In the final scene, Gopan and Jayasree are shown on a boat, planning to live together and to start a new life ahead.

==Cast==

- Kunchacko Boban as Chakkattutharayil Gopan (Chakka Gopan/Aadu Gopan)
- Namitha Pramod as Kainakary Jayasree, Gopan's love interest turned wife
- Suraj Venjaramoodu as Mamachan, Gopan's friend
- Irshad as Chakkattutharayil Maniyan (Chakka Maniyan), Gopan's eldest brother
- Joju George as Chakkattutharayil Suku (Chakka Suku), Gopan's older brother
- Shiju as Chakkattutharayil Vijayan (Chakka Vijayan), Gopan's older brother
- Harisree Ashokan as Susheelan, Gopan's friend
- Anusree as Kochurani, Vijayan's love interest turned wife
- Shammi Thilakan as Kavalackal Kuriyachan, the main antagonist
- Dinesh Prabhakar as Adv. Ashokan Kunnumpuram, friend of Gopan's brothers
- K. P. A. C. Lalitha as Chakkattutharayil Madhavi (Chakkattamma), Maniyan's, Suku's, Vijayan's and Gopan's mother
- Bindu Panicker as Kainakary Revamma, Jayasree's mother
- Thesni Khan as Jalaja, Maniyan's wife
- Anjana Appukuttan as Ramani, Suku's wife
- Shivaji Guruvayoor as Kapyar (Parish Clerk), Kochurani's father and Soshamma's husband
- Ponnamma Babu as Soshamma, Kochurani's mother and Kapyar's wife
- Reena Basheer as Lissy, Kuriyachan's wife
- Seema G. Nair as Vimala, Revamma's neighbour and friend
- Krishna Prasad as Santhosh, Gopan's friend
- Subeesh as Sranku Babu
- Chali Pala as SI George
- Sreenivasan as Narrator (Voice Only)
- Sunil Babu as 'Joker' Jose

==Soundtrack==
Two trailers and two songs from the film, "Cheru Cheru" & "Otta Thumbi" from the film were released online. "Koottimuttiya" was also released on YouTube in a video that features Kunchacko Boban and Namitha Pramod.

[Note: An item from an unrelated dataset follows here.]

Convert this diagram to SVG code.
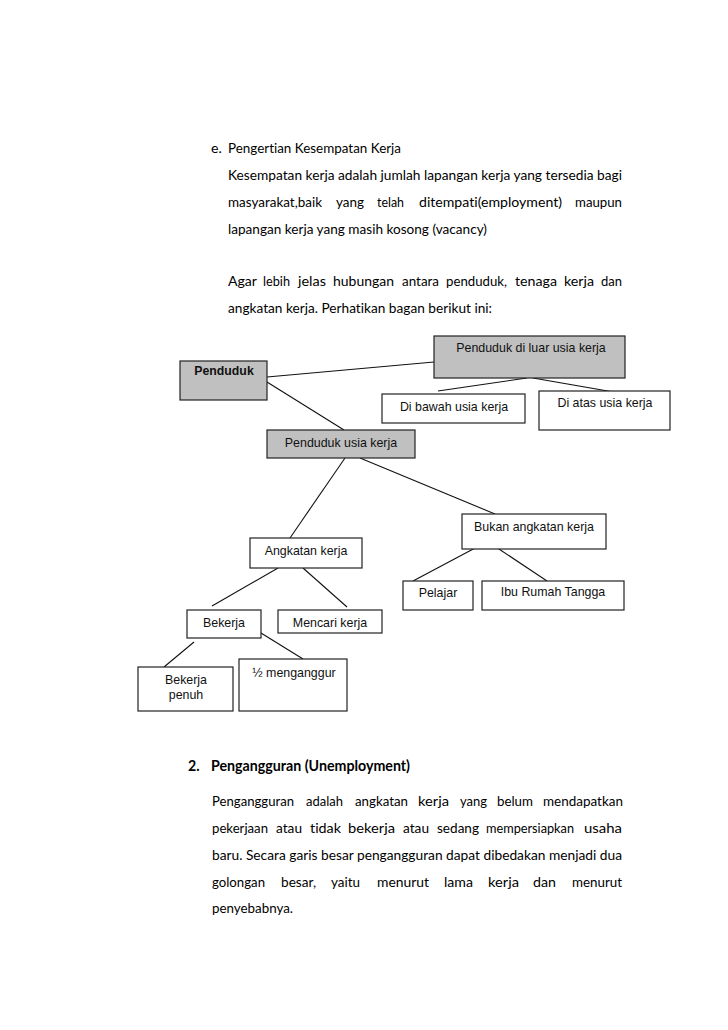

| No. | Title | Artist(s) | Length |
|---|---|---|---|
| 1. | "Otta Thumbi" | Shankar Mahadevan, K. S. Chithra |  |
| 2. | "Cheru Cheru" | Afsal, Vidhu Prathap, Sricharan |  |
| 3. | "Kootti Moottiya" | Najim Arshad, Sujatha Mohan |  |
| 4. | "Hailasa Hailasa" | Franco Simon, Nikhil Mathew |  |
| 5. | "Pullipulikal Moonu" | Varsha Renjith |  |
| 6. | "Shappinte Muttathe" | Vidyasagar, Franco Simon, Nikhil Mathew, Najim Arshad |  |

==Box office==
The film had a high opening at the Kerala box office. The film collected ₹6 crore from 21 days in Kerala box office. This film was commercial success.